Unfortunately, IRAs are not transferable, even among spouses.
Individual Retirement Accounts
Individual retirement accounts, like a Social Security number or credit score, are assigned only to individual people. It is not possible to create a joint IRA, even between married spouses. While an individual can combine or roll over their own retirement accounts, this can only be done when all of the accounts are owned by the same person. If both spouses wish to save for retirement, they will each need their own IRA.
Inheriting An IRA
If a spouse dies, the other spouse may inherit the retirement account. When setting up an IRA, you'll be asked to name a beneficiary of the account should you die. If the account holder dies, the spouse may re-title the account in her own name and continue to pay into the account or transfer the money into a new or existing IRA. These transferred accounts have the same restrictions as an IRA that wasn't transferred upon death, which means that the surviving spouse will pay a penalty if he withdraws the money before retirement.
A surviving spouse may also inherit the IRA of a spouse through the probate process. If an account holder does not designate a beneficiary, the money in the IRA will become part of the person's estate and will be distributed to any heirs through the probate process.
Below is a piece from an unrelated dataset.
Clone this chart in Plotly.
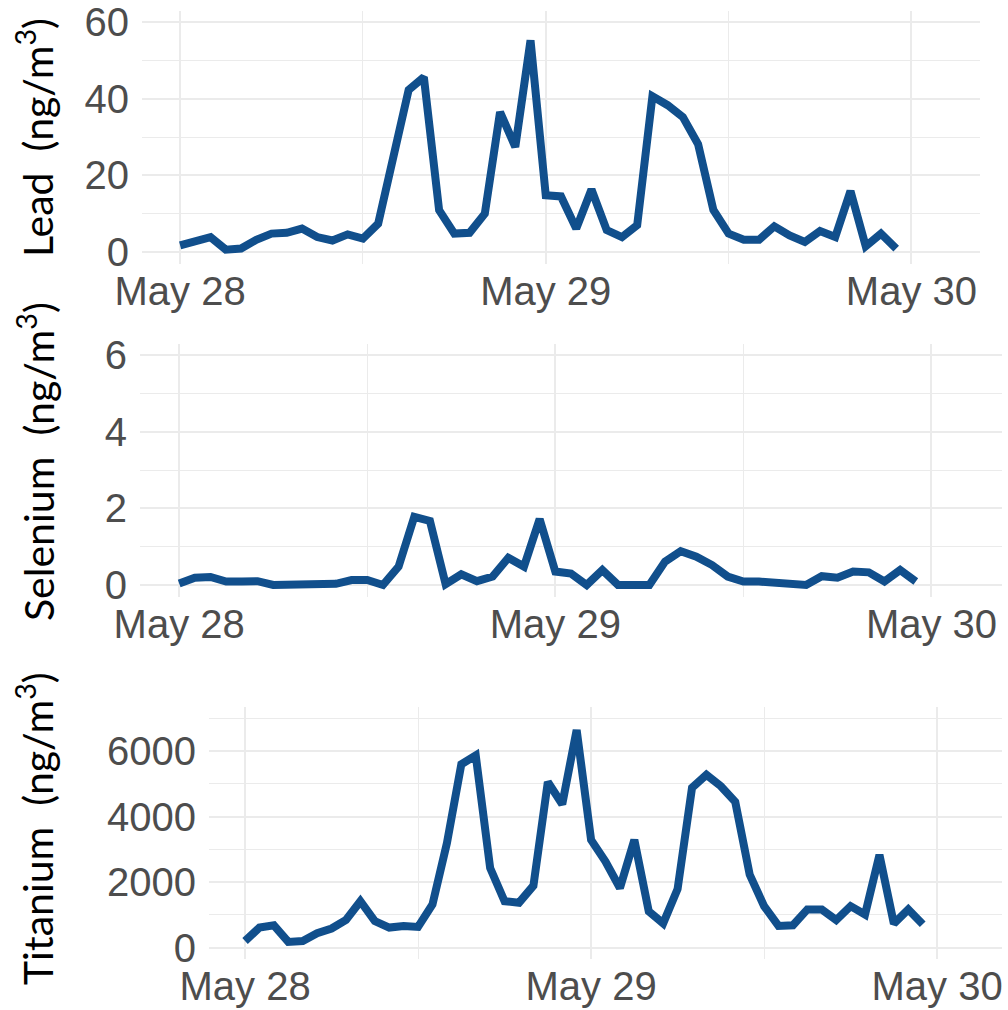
import pandas as pd
import plotly.graph_objects as go

# ---- data (hourly, starting May 28 00:00) ----
start_time = "2019-05-28 00:00"
lead = [1.7, 2.9, 3.9, 0.6, 0.9, 3.2, 4.8, 5.0, 6.1, 3.9, 3.0, 4.6, 3.5, 7.4, 24.0, 42.3,
        45.6, 10.9, 4.8, 5.0, 10.0, 36.5, 27.4, 55.2, 14.8, 14.5, 6.1, 16.3, 5.7, 3.9, 7.0, 40.6,
        38.3, 35.2, 28.1, 11.0, 4.8, 3.2, 3.2, 6.7, 4.3, 2.6, 5.5, 3.9, 15.9, 1.5, 4.8, 0.9]
selenium = [0.04, 0.19, 0.21, 0.09, 0.09, 0.10, 0.0, 0.0, 0.05, 0.0, 0.03, 0.13, 0.13, 0.0, 0.48, 1.78,
            1.67, 0.02, 0.28, 0.10, 0.22, 0.71, 0.48, 1.72, 0.35, 0.30, 0.0, 0.39, 0.0, 0.0, 0.0, 0.61,
            0.88, 0.74, 0.52, 0.22, 0.09, 0.09, 0.06, 0.0, 0.0, 0.23, 0.19, 0.35, 0.33, 0.09, 0.39, 0.09]
titanium = [200, 610, 680, 170, 200, 435, 580, 840, 1415, 810, 610, 660, 630, 1315, 3190, 5600,
            5870, 2430, 1415, 1370, 1890, 5060, 4380, 6650, 3290, 2630, 1820, 3290, 1110, 740, 1790, 4880,
            5280, 4930, 4450, 2230, 1265, 660, 680, 1165, 1165, 840, 1265, 1010, 2830, 730, 1165, 710]

x_tickvals = ["2019-05-28", "2019-05-29", "2019-05-30"]
x_ticktext = ["May 28", "May 29", "May 30"]
x_range = ["2019-05-27 21:30", "2019-05-30 04:30"]

panels = [
    dict(name="Lead", values=lead, yticks=[0, 20, 40, 60], yminor=10, yrange=[-3, 63]),
    dict(name="Selenium", values=selenium, yticks=[0, 2, 4, 6], yminor=1, yrange=[-0.3, 6.3]),
    dict(name="Titanium", values=titanium, yticks=[0, 2000, 4000, 6000], yminor=1000, yrange=[-350, 7350]),
]

times = pd.date_range(start_time, periods=len(lead), freq="h")

W, H = 1008, 1010
# pixel boxes (left, right, top, bottom) of each panel
boxes = [(142, 980, 10.5, 263.5), (140, 1002, 343.5, 596.5), (209, 1002, 707, 959)]
title_centers = [(35, 138), (36, 462), (35, 829)]

LINE = "#114F8C"
GRID = "#EBEBEB"
TICKCOL = "#4D4D4D"

fig = go.Figure()
layout = dict(width=W, height=H, margin=dict(l=0, r=0, t=0, b=0, autoexpand=False),
              template="none",
              paper_bgcolor="white", plot_bgcolor="white", showlegend=False,
              annotations=[])

for i, p in enumerate(panels, start=1):
    xa = "x" if i == 1 else f"x{i}"
    ya = "y" if i == 1 else f"y{i}"
    fig.add_trace(go.Scatter(x=times, y=p["values"], mode="lines",
                             line=dict(color=LINE, width=8), xaxis=xa, yaxis=ya,
                             hoverinfo="skip"))
    l, r, t, b = boxes[i - 1]
    xkey = "xaxis" if i == 1 else f"xaxis{i}"
    ykey = "yaxis" if i == 1 else f"yaxis{i}"
    layout[xkey] = dict(
        domain=[l / W, r / W], anchor=ya, type="date", range=x_range, automargin=False,
        tickmode="array", tickvals=x_tickvals, ticktext=x_ticktext,
        showgrid=True, gridcolor=GRID, gridwidth=2.4, zeroline=False, showline=False,
        ticks="", tickfont=dict(family="Liberation Sans, Arial", size=40, color=TICKCOL),
        ticklabelstandoff=0,
        minor=dict(showgrid=True, gridcolor=GRID, gridwidth=1.3, dtick=43200000,
                   tick0="2019-05-28 12:00"),
    )
    layout[ykey] = dict(
        domain=[1 - b / H, 1 - t / H], anchor=xa, range=p["yrange"], automargin=False,
        tickmode="array", tickvals=p["yticks"],
        showgrid=True, gridcolor=GRID, gridwidth=2.4, zeroline=False, showline=False,
        ticks="", tickfont=dict(family="Liberation Sans, Arial", size=40, color=TICKCOL),
        ticklabelstandoff=12,
        minor=dict(showgrid=True, gridcolor=GRID, gridwidth=1.3, dtick=p["yminor"], tick0=0),
    )
    cx, cy = title_centers[i - 1]
    layout["annotations"].append(dict(
        text=f"{p['name']}&nbsp; (ng/m<sup>3</sup>)", textangle=-90,
        xref="paper", yref="paper", x=cx / W, y=1 - cy / H,
        xanchor="center", yanchor="middle", showarrow=False,
        font=dict(family="Lato, Open Sans", size=41, color="black"),
    ))

fig.update_layout(**layout)
fig.write_html("out.html")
In many states, this means that a surviving spouse will inherit all or some of the IRA, depending on state probate laws. If an account holder wants a spouse to inherit his IRA upon death, the account holder should make sure to name the other spouse as a beneficiary in order to avoid the complex and lengthy probate process.
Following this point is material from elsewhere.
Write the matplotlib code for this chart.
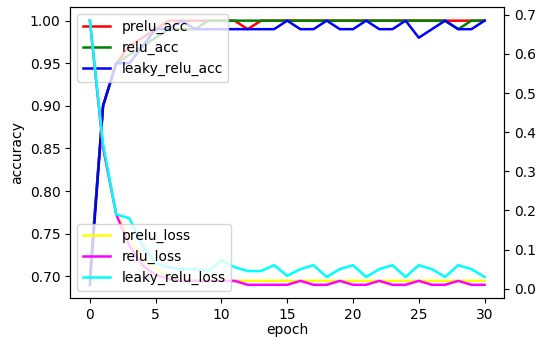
import numpy as np
import matplotlib
matplotlib.use('Agg')
import matplotlib.pyplot as plt

# training history, 31 epochs
epochs = list(range(31))

prelu_acc = [0.70, 0.90, 0.95, 0.97, 0.98, 0.99, 1.00, 1.00, 1.00, 1.00,
             1.00, 1.00, 0.99, 1.00, 1.00, 1.00, 1.00, 1.00, 1.00, 1.00,
             1.00, 1.00, 1.00, 1.00, 1.00, 1.00, 1.00, 1.00, 1.00, 1.00, 1.00]
relu_acc = [0.70, 0.90, 0.95, 0.96, 0.97, 0.98, 0.99, 0.99, 0.99, 1.00,
            1.00, 1.00, 1.00, 1.00, 1.00, 1.00, 1.00, 1.00, 1.00, 1.00,
            1.00, 1.00, 1.00, 1.00, 1.00, 1.00, 1.00, 1.00, 0.99, 1.00, 1.00]
leaky_relu_acc = [0.69, 0.90, 0.95, 0.95, 0.97, 0.99, 0.99, 1.00, 0.99, 0.99,
                  0.99, 0.99, 0.99, 0.99, 0.99, 1.00, 0.99, 0.99, 1.00, 0.99,
                  0.99, 1.00, 0.99, 0.99, 1.00, 0.98, 0.99, 1.00, 0.99, 0.99, 1.00]

prelu_loss = [0.685, 0.36, 0.19, 0.13, 0.08, 0.05, 0.03, 0.02, 0.02, 0.02,
              0.02, 0.02, 0.02, 0.02, 0.02, 0.02, 0.02, 0.02, 0.02, 0.02,
              0.02, 0.02, 0.02, 0.02, 0.02, 0.02, 0.02, 0.02, 0.02, 0.02, 0.02]
relu_loss = [0.685, 0.36, 0.19, 0.11, 0.06, 0.035, 0.025, 0.02, 0.02, 0.02,
             0.02, 0.02, 0.01, 0.01, 0.01, 0.01, 0.02, 0.01, 0.01, 0.02,
             0.01, 0.01, 0.02, 0.01, 0.01, 0.02, 0.01, 0.01, 0.02, 0.01, 0.01]
leaky_relu_loss = [0.685, 0.37, 0.19, 0.18, 0.11, 0.065, 0.055, 0.05, 0.05, 0.045,
                   0.073, 0.055, 0.045, 0.045, 0.06, 0.033, 0.05, 0.06, 0.03, 0.05,
                   0.06, 0.03, 0.05, 0.06, 0.03, 0.06, 0.05, 0.03, 0.06, 0.05, 0.03]

fig, ax = plt.subplots(figsize=(5.44, 3.39), dpi=100)
fig.subplots_adjust(left=0.129, right=0.927, bottom=0.121, top=0.978)

lw = 1.8

# accuracy on the left axis
ax.plot(epochs, prelu_acc, color='red', lw=lw, label='prelu_acc')
ax.plot(epochs, relu_acc, color='green', lw=lw, label='relu_acc')
ax.plot(epochs, leaky_relu_acc, color='blue', lw=lw, label='leaky_relu_acc')
ax.set_xlabel('epoch', labelpad=1)
ax.set_ylabel('accuracy')
ax.legend(loc='upper left')

# loss on a twin axis
ax2 = ax.twinx()
ax2.plot(epochs, prelu_loss, color='yellow', lw=lw, label='prelu_loss')
ax2.plot(epochs, relu_loss, color='magenta', lw=lw, label='relu_loss')
ax2.plot(epochs, leaky_relu_loss, color='cyan', lw=lw, label='leaky_relu_loss')
ax2.legend(loc='lower left')

fig.savefig('out.png', dpi=100)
Generally, you must have qualifying income to contribute to an IRA, but if you are married and you file your taxes jointly, you can take advantage of an exception to this rule. Spousal IRAs allow a primary earner with a qualifying income to fund an IRA for the other spouse, even if the other spouse does not have a qualifying income. There is no difference between an IRA and a spousal IRA, they are just called such in order to designate their exemption from the qualifying income rule.
Spousal IRAs are subject to the same contribution limits as any other IRA. For 2018, this maximum contribution for those under 59 1/2 is $5,500. Additionally, a spousal IRA must be set up in the non-working spouse's name and Social Security number. You cannot jointly hold a spousal IRA.
Consolidating IRAs At One Investment Firm
Although you cannot generally combine IRAs or transfer them from spouse to spouse, many people choose to move both accounts to the same investment management for ease of access. Many investment firms will offer lower fees for multiple family accounts held at the same firm, and keeping both IRAs in the same investment firm can simplify your money management process.